IV. Release After Guilty Plea Before Sentencing
"Federal Rule of Criminal Procedure 46(c) conditions eligibility for release pending sentencing on compliance with the provisions of 18 U.S.C. § 3143." United States v. Whitlock, 2011 WL 4852308, at *3 (D. Ariz. Oct. 13, 2011) (citing Rule 46(c), Fed.R.Crim.P.; United States v. Taliaferro, 779 F.Supp. 836, 837 (E.D. Va. 1992)). "Independent of 18 U.S.C. § 3143, a statute that is not a model of clarity, Rule 46(c) makes clear that [t]he burden of establishing that the defendant will not flee or pose a danger to any other person or to the community rests with the defendant.'" Id. (quoting Rule 46(c), Fed.R.Crim.P.). Subsection (1) of § 3143(a) mandates that a person "found guilty... who is awaiting imposition or execution of sentence" shall be detained, "unless the judicial officer finds by clear and convincing evidence that the person is not likely to flee or pose a danger to the safety of any other person or the community if released." United States v. Oliver, 2010 WL 5401435 (N.D. Ohio Dec. 23, 2010) (after defendant pled guilty, request for release on bond pending sentencing to care for defendant's children due to children's mother's ill health denied); United States v. Mellies, 496 F.Supp.2d 930 (M.D. Tenn. 2007). "[Section] 3143(a) creates a presumption in favor of detention pending sentencing." United States v. Marks, 947 F.Supp. 858, 863 (E.D. Pa. 1996). "Clear and convincing evidence means something more than a preponderance of the evidence and something less than beyond a reasonable doubt." Id. at 863 (quoting United States v. Mustakeem, 759 F.Supp. 1172, 1177-78 n. 7 (W.D. Pa. 1991) (internal quotations omitted in original)); see also, United States v. Londono-Villa, 898 F.2d 328, 329 (2d Cir. 1990) (holding that the district court's finding by clear and convincing evidence that defendant did not pose flight risk pending sentence was clearly erroneous).
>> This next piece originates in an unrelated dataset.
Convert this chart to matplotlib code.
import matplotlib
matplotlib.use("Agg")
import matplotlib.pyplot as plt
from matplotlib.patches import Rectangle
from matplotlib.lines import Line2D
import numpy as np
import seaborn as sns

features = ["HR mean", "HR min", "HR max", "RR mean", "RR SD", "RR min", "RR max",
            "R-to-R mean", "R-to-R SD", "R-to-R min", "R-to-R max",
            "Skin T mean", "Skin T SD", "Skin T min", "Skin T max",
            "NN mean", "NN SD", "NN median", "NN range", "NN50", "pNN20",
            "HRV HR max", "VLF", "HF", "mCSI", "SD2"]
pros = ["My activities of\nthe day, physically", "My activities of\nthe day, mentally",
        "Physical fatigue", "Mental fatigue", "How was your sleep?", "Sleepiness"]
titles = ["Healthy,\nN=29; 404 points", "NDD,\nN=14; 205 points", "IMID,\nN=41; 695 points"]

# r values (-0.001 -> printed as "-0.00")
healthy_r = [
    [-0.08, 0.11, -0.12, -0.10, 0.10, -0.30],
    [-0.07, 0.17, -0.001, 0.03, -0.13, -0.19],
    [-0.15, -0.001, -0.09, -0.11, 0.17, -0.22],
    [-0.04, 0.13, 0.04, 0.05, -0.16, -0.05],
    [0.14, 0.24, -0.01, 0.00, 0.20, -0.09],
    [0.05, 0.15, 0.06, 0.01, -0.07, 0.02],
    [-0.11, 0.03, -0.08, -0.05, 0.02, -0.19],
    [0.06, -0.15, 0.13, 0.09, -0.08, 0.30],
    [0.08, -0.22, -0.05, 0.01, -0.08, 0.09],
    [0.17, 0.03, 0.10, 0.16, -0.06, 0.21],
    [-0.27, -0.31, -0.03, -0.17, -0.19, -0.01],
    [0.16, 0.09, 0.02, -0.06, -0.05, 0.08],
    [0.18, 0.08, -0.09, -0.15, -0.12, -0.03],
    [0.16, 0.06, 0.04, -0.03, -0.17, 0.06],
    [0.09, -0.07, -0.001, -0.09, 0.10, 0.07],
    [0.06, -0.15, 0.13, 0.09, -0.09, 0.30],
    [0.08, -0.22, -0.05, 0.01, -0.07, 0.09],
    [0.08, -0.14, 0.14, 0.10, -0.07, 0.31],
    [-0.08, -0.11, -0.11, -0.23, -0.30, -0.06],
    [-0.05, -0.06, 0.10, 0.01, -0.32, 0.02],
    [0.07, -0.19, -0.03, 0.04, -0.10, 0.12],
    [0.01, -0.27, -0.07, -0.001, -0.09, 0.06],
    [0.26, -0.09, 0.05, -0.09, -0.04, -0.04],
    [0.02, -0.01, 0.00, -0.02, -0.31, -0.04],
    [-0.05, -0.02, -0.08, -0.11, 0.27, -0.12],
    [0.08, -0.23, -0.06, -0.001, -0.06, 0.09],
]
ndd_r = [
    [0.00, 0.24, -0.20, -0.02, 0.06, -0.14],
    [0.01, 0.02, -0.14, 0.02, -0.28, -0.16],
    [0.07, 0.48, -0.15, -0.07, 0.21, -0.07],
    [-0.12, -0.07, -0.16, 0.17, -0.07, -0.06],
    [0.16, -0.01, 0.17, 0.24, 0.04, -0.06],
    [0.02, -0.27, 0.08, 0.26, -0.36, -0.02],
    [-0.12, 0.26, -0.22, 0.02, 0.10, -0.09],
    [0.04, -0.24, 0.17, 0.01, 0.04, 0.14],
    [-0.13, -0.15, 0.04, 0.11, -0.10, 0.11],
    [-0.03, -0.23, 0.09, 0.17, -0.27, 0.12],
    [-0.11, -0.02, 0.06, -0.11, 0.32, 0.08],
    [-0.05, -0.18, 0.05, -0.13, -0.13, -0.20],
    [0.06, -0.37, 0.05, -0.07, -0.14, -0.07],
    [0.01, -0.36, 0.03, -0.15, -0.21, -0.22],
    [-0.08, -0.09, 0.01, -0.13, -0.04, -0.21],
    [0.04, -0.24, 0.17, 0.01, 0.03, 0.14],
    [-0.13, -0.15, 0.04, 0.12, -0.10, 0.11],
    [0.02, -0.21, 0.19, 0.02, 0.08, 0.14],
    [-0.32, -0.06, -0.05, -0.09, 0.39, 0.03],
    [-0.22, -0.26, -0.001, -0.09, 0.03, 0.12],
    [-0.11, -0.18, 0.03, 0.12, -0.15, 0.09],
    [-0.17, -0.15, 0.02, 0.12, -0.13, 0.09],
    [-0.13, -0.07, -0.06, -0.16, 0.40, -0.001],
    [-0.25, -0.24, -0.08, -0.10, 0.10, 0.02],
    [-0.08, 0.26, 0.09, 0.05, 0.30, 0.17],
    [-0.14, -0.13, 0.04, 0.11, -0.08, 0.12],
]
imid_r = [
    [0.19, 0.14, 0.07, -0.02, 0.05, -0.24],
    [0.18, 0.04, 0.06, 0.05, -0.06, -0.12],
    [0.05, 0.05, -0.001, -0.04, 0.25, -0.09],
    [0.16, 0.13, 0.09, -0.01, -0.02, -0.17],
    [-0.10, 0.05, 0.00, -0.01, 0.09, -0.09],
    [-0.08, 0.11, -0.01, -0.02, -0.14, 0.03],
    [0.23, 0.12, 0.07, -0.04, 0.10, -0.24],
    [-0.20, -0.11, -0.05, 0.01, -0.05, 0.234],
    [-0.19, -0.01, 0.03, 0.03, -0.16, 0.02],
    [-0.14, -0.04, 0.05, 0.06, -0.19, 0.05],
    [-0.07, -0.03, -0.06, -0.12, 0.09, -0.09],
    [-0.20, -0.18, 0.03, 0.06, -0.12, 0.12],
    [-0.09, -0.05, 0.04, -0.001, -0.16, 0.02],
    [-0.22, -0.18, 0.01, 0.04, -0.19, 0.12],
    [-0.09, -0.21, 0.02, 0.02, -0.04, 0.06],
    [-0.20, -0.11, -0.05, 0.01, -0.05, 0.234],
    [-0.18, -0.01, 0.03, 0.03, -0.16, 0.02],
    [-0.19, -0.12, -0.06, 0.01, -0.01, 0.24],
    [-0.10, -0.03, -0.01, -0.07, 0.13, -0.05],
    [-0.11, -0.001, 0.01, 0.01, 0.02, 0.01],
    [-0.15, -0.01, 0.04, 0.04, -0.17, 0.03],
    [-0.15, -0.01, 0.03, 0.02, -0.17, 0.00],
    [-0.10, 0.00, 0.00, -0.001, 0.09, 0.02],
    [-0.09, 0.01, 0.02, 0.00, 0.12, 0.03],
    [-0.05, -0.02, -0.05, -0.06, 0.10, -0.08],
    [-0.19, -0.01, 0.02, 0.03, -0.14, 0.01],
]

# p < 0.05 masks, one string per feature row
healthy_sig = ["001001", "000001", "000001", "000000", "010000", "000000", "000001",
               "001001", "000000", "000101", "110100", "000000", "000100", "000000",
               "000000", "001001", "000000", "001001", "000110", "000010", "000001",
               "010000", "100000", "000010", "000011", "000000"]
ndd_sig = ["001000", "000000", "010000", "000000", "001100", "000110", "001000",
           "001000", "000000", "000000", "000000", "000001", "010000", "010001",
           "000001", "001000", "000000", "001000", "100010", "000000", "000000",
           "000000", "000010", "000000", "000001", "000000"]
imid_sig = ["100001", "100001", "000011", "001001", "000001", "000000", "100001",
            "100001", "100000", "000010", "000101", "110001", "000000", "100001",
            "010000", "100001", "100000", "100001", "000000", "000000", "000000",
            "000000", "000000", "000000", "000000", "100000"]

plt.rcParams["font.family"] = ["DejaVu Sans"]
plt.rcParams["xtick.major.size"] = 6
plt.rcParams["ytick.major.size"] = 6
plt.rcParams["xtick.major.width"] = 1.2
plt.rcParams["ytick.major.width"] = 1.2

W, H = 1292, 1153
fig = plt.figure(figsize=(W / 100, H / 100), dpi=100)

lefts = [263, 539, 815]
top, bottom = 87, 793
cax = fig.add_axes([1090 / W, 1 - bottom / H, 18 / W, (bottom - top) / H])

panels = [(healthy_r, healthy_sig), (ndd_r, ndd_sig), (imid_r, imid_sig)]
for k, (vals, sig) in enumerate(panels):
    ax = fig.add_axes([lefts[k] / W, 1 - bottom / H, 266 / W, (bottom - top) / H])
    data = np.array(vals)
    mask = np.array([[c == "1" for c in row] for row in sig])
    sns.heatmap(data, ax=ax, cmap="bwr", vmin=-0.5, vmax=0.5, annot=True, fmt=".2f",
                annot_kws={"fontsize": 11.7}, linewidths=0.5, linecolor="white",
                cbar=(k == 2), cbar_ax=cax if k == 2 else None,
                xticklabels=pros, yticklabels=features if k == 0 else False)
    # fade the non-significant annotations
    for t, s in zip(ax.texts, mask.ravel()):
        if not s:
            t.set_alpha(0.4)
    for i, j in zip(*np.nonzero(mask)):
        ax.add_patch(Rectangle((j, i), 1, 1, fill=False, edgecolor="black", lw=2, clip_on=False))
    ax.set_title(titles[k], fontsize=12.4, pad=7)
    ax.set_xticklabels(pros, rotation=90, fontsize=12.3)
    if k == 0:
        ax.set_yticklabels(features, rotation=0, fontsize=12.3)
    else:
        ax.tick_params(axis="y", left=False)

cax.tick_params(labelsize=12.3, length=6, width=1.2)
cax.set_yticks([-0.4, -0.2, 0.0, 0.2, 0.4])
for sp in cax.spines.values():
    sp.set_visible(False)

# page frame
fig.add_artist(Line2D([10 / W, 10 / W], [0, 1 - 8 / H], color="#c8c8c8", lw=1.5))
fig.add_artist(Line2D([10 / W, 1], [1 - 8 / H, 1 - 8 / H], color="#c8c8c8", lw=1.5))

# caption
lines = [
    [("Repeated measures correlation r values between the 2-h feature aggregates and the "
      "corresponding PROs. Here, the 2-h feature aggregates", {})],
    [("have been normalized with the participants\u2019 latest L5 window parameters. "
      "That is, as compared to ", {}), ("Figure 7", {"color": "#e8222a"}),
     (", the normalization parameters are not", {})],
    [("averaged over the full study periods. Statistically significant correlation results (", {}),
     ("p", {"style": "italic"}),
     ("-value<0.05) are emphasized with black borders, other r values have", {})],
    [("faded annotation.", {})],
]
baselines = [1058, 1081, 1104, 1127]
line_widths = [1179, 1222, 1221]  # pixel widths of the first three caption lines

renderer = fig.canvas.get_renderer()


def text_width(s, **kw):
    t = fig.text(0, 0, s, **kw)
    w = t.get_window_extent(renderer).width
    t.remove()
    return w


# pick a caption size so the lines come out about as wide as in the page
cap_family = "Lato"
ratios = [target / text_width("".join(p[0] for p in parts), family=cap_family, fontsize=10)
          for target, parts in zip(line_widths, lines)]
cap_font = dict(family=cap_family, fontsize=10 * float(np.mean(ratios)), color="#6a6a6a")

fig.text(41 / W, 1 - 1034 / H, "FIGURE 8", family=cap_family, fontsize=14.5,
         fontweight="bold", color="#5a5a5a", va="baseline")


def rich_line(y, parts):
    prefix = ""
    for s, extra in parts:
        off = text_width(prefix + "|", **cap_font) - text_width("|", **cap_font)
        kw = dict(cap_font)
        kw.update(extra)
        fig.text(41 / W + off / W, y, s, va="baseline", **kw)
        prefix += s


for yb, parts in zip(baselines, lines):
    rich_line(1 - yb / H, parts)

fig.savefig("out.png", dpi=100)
The Court is not persuaded that Defendant will not likely flee to Mexico where her four children and other family members live if she is released on conditions, especially while she is contemplating a likely significant prison sentence. See United States v. Gentry, 455 F.Supp.2d 1018, 1020 (D. Ariz. 2006) ("[D]istrict court [may] consider possible punishment as an incentive for a defendant to flee in assessing a defendant's risk of flight.") (citing United States v. Townsend, 897 F.2d 989, 995 (9th Cir. 1990)). Defendant has not met her burden of proof by clear and convincing evidence that she will not likely flee if she were released from custody. Contrary to defense counsel's misrepresentation why Defendant was detained, Defendant was not detained because there was no place for her to reside in the United States pending trial. While only one factor the Court considered in its detention analysis, the lack of bedspace alone is only a temporary basis to detain a defendant, who otherwise qualifies for release, as bedspace will inevitably become available prior to trial. Defendant was detained because the Court considered the nature and circumstances of the charged offenses, the weight of the evidence, the history and characteristics of the Defendant, and the nature and seriousness of the danger posed by the person to the community upon release as required by 18 U.S.C. § 3142(g) and found she was a serious flight risk and no combination of conditions would reasonably assure her appearance at all future court proceedings. See, e.g., United States v. Whitlock, 2011 WL 1843007 (D. Ariz. May 16, 2011). While the Court did not find Defendant was too dangerous to release, the totality of these detention factors warranted the conclusion that Defendant was, and is, a serious flight risk. Moreover, neither Defendant's pregnancy, known at the time of the July detention hearing, nor the lack of any bedspace at a Phoenix halfway house in July, which is apparently now available for Defendant's placement, do not constitute, either separately or collectively, a material change of circumstances to warrant setting a second detention hearing. See, e.g., Smith, 2012 WL 3776868, at *4 ("It appears Defendant is under the mistaken impression that federal law authorizes him to repeatedly file multiple motions to modify his release conditions until he gets the ruling he likes.").
The Court is duty-bound to follow the law and will deny Defendant's reconsideration motion because Defendant has not met her burden of proof by clear and convincing evidence that Defendant is not likely to flee if released; there has been no material change in circumstances to merit a second detention hearing; and there has been no showing of newly discovered evidence, the Court committed clear error or the initial detention order was manifestly unjust, or there has been an intervening change in controlling law. See Rule 46(c), Fed.R.Crim.P.; 18 U.S.C. §§ 3143(a)(1), 3142(f); Herman, 2009 WL 2973123 at *2.
IT IS ORDERED that Defendant's Motion to Reconsider Order of Detention, doc. 26, is DENIED.